• **Task prompt**
Everything from the first line down to the line containing "20620, 28650, 39810];" is to be retyped exactly, both ends included, with pictures left out.

════════════════

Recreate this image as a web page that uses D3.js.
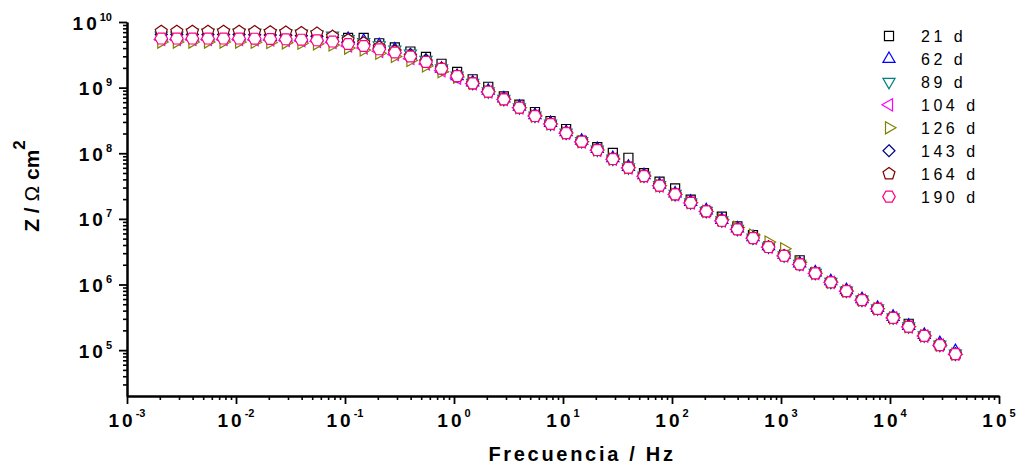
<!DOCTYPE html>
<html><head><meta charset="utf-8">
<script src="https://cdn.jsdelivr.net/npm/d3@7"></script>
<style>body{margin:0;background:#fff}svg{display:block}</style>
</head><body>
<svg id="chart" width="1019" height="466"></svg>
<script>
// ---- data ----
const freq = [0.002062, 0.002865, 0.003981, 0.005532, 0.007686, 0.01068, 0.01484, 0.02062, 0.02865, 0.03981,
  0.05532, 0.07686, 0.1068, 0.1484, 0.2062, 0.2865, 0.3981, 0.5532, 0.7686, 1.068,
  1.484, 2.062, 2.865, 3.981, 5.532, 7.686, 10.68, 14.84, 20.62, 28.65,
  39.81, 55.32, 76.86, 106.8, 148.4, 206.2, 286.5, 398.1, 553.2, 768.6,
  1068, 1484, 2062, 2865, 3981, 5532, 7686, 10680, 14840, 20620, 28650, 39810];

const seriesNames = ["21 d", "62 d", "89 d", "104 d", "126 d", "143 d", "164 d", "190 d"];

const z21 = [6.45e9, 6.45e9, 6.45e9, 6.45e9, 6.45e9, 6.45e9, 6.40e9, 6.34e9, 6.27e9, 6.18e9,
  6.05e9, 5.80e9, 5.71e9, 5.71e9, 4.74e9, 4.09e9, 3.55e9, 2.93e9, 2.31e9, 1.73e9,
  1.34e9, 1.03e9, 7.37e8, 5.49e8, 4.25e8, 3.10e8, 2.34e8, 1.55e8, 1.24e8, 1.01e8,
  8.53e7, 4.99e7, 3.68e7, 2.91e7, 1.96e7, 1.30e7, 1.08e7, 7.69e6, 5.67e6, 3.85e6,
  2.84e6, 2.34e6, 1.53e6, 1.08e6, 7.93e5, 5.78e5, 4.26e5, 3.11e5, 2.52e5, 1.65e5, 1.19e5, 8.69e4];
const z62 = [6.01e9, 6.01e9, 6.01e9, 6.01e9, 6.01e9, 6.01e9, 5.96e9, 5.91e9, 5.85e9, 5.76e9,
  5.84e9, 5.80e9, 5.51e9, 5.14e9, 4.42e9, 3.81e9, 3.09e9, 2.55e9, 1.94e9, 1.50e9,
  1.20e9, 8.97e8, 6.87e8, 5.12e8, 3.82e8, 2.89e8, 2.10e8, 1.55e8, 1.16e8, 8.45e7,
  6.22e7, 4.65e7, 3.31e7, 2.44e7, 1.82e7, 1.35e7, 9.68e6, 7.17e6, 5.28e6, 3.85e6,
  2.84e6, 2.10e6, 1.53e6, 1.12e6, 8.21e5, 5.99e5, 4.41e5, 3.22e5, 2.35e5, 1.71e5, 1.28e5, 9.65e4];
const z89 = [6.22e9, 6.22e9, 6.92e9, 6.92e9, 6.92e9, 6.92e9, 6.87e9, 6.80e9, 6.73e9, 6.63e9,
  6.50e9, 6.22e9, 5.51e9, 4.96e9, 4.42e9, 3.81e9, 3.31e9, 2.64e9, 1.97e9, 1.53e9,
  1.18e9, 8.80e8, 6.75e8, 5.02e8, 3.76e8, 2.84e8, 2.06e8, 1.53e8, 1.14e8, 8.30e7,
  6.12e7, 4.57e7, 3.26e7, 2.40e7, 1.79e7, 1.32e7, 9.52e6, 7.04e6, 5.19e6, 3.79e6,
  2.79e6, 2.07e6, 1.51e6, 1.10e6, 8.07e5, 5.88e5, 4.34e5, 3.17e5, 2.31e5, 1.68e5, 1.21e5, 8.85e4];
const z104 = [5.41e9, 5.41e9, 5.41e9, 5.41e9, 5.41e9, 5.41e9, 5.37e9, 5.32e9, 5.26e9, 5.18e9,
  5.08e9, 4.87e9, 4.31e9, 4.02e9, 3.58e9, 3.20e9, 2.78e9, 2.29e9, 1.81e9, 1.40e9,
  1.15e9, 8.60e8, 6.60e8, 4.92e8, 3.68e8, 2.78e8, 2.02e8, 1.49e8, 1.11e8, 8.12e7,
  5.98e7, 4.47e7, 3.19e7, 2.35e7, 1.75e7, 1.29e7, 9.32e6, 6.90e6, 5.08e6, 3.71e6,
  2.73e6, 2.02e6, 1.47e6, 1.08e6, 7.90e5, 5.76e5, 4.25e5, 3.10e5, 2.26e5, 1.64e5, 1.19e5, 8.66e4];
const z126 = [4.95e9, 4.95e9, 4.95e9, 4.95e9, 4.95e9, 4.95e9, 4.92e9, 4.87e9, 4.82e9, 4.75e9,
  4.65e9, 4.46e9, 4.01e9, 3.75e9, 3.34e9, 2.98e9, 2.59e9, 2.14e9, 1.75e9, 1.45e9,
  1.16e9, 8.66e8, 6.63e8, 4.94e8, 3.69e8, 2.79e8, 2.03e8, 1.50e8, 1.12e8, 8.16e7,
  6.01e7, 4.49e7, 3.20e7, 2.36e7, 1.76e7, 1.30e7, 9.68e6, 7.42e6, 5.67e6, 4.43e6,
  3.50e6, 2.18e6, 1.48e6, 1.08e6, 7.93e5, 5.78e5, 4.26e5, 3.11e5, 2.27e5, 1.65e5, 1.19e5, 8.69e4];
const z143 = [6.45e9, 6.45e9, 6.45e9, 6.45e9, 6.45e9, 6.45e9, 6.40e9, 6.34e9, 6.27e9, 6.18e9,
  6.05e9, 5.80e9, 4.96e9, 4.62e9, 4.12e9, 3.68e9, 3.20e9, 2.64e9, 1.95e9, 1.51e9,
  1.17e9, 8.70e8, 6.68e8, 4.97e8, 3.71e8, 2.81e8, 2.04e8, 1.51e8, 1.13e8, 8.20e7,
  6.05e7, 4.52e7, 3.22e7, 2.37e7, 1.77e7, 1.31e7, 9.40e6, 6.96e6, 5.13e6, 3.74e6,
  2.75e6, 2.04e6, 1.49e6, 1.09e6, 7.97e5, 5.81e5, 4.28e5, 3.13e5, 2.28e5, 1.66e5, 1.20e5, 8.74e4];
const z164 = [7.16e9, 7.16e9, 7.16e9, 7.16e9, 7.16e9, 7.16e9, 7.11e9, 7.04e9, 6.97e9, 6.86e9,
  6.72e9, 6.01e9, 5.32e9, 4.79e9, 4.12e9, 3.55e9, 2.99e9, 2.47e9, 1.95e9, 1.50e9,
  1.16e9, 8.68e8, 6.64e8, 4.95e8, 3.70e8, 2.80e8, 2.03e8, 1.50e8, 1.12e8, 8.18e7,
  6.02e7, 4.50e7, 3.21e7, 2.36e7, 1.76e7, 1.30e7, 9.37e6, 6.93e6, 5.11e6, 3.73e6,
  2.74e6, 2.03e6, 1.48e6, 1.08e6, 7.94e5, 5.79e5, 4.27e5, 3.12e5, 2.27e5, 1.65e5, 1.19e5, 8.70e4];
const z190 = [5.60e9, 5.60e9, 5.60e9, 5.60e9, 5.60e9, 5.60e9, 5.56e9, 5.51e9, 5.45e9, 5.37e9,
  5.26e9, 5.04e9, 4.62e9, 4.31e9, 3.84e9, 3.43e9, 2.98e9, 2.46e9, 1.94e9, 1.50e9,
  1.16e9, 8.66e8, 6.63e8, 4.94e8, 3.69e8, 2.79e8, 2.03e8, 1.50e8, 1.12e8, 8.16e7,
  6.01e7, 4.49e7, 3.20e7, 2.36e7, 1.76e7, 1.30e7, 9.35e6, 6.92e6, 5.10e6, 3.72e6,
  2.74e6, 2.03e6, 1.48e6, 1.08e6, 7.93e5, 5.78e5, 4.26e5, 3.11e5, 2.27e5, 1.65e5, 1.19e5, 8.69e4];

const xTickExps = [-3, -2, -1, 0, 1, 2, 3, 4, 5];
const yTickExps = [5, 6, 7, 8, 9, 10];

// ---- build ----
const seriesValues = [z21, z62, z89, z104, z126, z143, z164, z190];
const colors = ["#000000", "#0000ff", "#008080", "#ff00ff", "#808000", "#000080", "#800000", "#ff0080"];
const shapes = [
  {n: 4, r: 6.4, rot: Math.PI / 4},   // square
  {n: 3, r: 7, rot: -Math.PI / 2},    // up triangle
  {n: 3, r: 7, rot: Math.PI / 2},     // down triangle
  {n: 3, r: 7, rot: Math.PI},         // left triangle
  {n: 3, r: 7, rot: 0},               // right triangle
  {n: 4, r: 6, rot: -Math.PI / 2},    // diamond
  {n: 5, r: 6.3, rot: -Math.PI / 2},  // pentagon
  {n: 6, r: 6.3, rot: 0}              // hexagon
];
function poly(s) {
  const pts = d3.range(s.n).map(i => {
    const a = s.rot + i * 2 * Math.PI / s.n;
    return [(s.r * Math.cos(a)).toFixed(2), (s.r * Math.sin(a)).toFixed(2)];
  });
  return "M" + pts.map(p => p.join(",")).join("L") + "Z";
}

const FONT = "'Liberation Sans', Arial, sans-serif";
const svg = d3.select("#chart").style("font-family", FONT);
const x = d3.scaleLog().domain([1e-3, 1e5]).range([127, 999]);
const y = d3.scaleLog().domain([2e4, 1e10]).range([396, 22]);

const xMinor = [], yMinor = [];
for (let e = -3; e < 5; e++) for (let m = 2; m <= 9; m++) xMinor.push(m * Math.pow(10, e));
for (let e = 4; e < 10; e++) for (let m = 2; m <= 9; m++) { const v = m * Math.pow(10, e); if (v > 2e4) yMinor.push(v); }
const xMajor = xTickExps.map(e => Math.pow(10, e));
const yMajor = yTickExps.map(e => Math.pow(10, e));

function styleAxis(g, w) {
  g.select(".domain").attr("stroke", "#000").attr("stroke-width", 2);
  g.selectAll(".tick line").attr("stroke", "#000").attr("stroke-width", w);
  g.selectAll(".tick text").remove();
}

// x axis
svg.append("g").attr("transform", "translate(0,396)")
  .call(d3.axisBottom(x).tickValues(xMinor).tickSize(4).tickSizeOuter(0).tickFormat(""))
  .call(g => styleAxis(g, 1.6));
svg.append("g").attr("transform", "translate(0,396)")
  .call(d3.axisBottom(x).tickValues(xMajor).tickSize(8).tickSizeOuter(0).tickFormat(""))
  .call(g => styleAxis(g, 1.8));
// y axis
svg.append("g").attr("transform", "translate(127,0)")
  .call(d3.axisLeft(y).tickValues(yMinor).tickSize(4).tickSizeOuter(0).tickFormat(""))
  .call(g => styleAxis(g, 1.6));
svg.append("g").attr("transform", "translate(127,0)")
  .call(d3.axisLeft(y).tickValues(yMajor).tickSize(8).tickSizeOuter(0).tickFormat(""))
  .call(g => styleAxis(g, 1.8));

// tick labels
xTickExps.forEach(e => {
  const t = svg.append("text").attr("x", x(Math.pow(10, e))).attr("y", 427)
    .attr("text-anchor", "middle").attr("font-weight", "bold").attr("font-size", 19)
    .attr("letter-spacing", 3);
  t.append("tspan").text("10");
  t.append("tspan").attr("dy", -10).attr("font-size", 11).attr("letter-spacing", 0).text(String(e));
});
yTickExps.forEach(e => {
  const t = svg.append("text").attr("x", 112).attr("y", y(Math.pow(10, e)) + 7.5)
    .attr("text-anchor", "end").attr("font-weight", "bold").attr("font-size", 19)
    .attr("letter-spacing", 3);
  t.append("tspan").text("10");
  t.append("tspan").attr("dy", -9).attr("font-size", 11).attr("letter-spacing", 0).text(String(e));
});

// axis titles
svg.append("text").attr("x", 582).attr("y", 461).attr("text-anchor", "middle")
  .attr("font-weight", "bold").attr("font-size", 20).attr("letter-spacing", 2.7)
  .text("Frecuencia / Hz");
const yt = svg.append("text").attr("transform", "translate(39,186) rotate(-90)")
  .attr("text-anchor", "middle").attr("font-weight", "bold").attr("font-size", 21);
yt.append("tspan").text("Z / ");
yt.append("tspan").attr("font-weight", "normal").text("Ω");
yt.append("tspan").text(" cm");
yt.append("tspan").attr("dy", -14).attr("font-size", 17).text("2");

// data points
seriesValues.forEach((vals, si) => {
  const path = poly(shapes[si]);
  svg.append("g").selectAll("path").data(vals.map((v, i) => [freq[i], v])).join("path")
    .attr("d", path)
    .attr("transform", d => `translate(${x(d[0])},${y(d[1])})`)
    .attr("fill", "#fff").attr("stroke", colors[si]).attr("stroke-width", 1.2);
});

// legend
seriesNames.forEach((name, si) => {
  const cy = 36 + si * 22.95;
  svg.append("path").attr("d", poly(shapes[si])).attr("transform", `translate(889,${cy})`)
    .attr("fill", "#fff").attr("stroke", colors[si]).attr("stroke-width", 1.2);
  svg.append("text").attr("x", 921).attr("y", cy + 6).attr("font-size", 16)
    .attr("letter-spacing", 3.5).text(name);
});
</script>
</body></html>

════════════════

• **Finished task**
Recreate this image as a web page that uses D3.js.
<!DOCTYPE html>
<html><head><meta charset="utf-8">
<script src="https://cdn.jsdelivr.net/npm/d3@7"></script>
<style>body{margin:0;background:#fff}svg{display:block}</style>
</head><body>
<svg id="chart" width="1019" height="466"></svg>
<script>
// ---- data ----
const freq = [0.002062, 0.002865, 0.003981, 0.005532, 0.007686, 0.01068, 0.01484, 0.02062, 0.02865, 0.03981,
  0.05532, 0.07686, 0.1068, 0.1484, 0.2062, 0.2865, 0.3981, 0.5532, 0.7686, 1.068,
  1.484, 2.062, 2.865, 3.981, 5.532, 7.686, 10.68, 14.84, 20.62, 28.65,
  39.81, 55.32, 76.86, 106.8, 148.4, 206.2, 286.5, 398.1, 553.2, 768.6,
  1068, 1484, 2062, 2865, 3981, 5532, 7686, 10680, 14840, 20620, 28650, 39810];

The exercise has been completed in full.